So what is their interest? Why consider the investment? I don't honestly know. Perhaps they believe that seeding the garden is useful, although the endless business case and ROI conversations that accompany any IT investment belie this. Perhaps they read HBR and other business magazines that indicate all the cool companies have them. But filling the enterprise with vendor fairy dust does not result in "Enterprise 2.0," anymore than wearing scrubs makes one a doctor. Whatever is driving this interest along Mahogany Row, it is not emerging from informed concerns regarding their workforce productivity and satisfaction.
I will try to advise first principles:
* Focus on what we're trying to accomplish with information technology.
* Get people who manage corporate information to take their responsibilities to the employee seriously.
* Provide a garden of tools and suggest usage.

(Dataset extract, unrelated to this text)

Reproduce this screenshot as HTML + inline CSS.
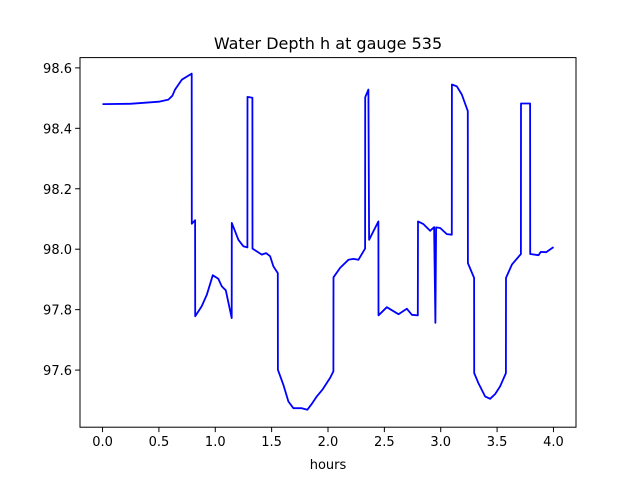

Watch usage patterns, encourage and broadcast success.
* Listen. Change your mind when proven wrong.
* Connect all employees to enterprise applications - don't allow yourself to decide the "20% who can't get past client firewalls" to no longer matter.
* Provide an open environment so that employees can find and use information that may not be Corporate, but which may be relevant at the point of decision.
* Never decide what should be relevant for them. "The right information at the right time to the right person" is not something you engineer, but enable.
There are more, but I'm rattled today. Days like this make me want to close the laptop and take out the bocce ball set. While we try to make progress, I'm reminded the snake oil salesmen remain and proliferate. As do the ingenues to tend to their sirens.